All in all, this design allows hiding all but the “most tight” lifetime of a type, when declaring nested types, or leaving part of the lifetimes public and hiding a part.
The main troublemaker why the lifetime proliferation happens, is variance, or rather, the lack of it, so let us start with some notes on variance. &mut T references are invariant with regards to T; that means that no subtype relation between T’s with different lifetimes can happen. The reason is the unfortunate interaction between mutability and subtyping. Let’s say one has a reference &mut Foo<'short> . if one would be able to use &mut Foo<'long> in place of it, bad things would happen: using a variable typed &mut Foo<'short> one is able to replace the original value of Foo<'long> with a value Foo<'short>. The shorter-lived value could be invalidated prematurely as &mut Foo<'long> still existed, causing UB. Thinking it in a slightly different way, the direction of variance depends on the input and output positions, or read and write capabilities of types; &mut T supports both reading and writing, so it must be invariant.
The reason for the proliferation is that because invariant types have incompatible lifetimes, every one must be mentioned – they can’t be “bundled up” under a single lifetime that is the supertype of the rest.
However, with the design proposed in this RFC, the hidden types need not to be mentioned in the signature.
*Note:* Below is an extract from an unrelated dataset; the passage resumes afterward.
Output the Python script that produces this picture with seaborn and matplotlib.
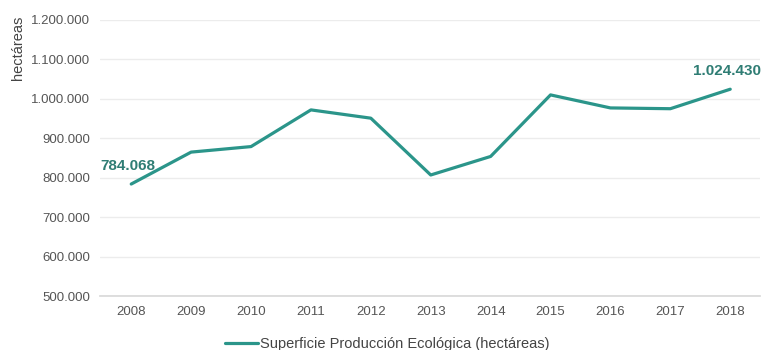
import matplotlib
matplotlib.use("Agg")
import matplotlib.pyplot as plt
import seaborn as sns
import pandas as pd
from matplotlib.ticker import FuncFormatter

years = ["2008", "2009", "2010", "2011", "2012", "2013", "2014", "2015", "2016", "2017", "2018"]
hectareas = [784068, 865000, 879000, 972000, 951000, 807000, 854000, 1010000, 977000, 975000, 1024430]
series_name = "Superficie Producción Ecológica (hectáreas)"

sns.set_theme(style="white")
plt.rcParams['font.family'] = ['Liberation Sans', 'DejaVu Sans']

df = pd.DataFrame({"Año": years, "hectáreas": hectareas, "serie": series_name})

fig = plt.figure(figsize=(7.64, 3.5), dpi=100)
ax = fig.add_axes([0.131, 0.154, 0.864, 0.789])
color = "#2b958a"
sns.lineplot(data=df, x="Año", y="hectáreas", hue="serie", palette=[color],
             linewidth=2.3, ax=ax, sort=False)

ax.set_ylim(500000, 1200000)
ax.set_yticks(range(500000, 1200001, 100000))
ax.yaxis.set_major_formatter(FuncFormatter(lambda v, p: f"{int(v):,}".replace(",", ".")))
ax.set_xlim(-0.52, len(years) - 0.5)
ax.grid(axis="y", color="#ececec", linewidth=1)
for s in ax.spines.values():
    s.set_visible(False)
ax.spines["bottom"].set_visible(True)
ax.spines["bottom"].set_color("#d9d9d9")
ax.tick_params(axis="both", labelsize=9.5, colors="#555555", length=0, pad=7)
ax.set_xlabel("")
ax.set_ylabel("hectáreas", fontsize=10.5, color="#444444", labelpad=4)
ax.yaxis.set_label_coords(-0.114, 0.9)

fmt = lambda v: f"{int(v):,}".replace(",", ".")
ax.annotate(fmt(hectareas[0]), (0, hectareas[0]), xytext=(-22, 10), textcoords="offset points",
            fontsize=11, fontweight="bold", color="#2f7d74")
ax.annotate(fmt(hectareas[-1]), (len(years) - 1, hectareas[-1]), xytext=(-27, 10), textcoords="offset points",
            fontsize=11, fontweight="bold", color="#2f7d74")

leg = ax.legend(loc="upper center", bbox_to_anchor=(0.435, -0.1), frameon=False,
                fontsize=10.5, handlelength=2.3, handletextpad=0.15)
for t in leg.get_texts():
    t.set_color("#444444")

fig.savefig("out.png", dpi=100)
They become unnameable outside the types – one could call them existential lifetimes. Since the names of the lifetimes cannot be mentioned, one is not able to come up externally with a lifetime that would be compatible with the private lifetime.
The lifetime checking would be done similarly than in functions with for<'a> F: Fn(&'a T) at the moment: nothing can be assumed about the lifetime except that it lives the current scope. It can’t live in wider scope than the public lifetime it outlives, because the exact point it expires isn’t known. However, it is allowed to live as long as the public lifetime it outlives.
Drawbacks
- Lifetimes confuse people, and the reason why some lifetimes need to be hidden/encapsulated while others can just be “bundled up” within a shorter lifetime (it’s because of the difference in variance) can escape people.
- There might be no perfect syntax for hiding lifetimes using the current reserved keywords
- Admittedly the proliferation of lifetimes is a problem, but does hiding proposed in this RFC lifetimes pull it’s weight as an additional feature?
Rationale and alternatives
TODO
Prior art
TODO. Some notes:
-
The lifetime system of Rust is quite unique; I’m not aware of any prior art.
-
The problems around lifetime proliferation have to do with variance. C#, Kotlin etc.
Unresolved questions
- I’m not 100% sure that there isn’t corner cases if two fields of the same struct have the same private lifetime. Can one assigned to another? Is it unsound for these lifetimes to match?
- What will the exact syntax be?
- Is there any corner cases that haven’t been thought about?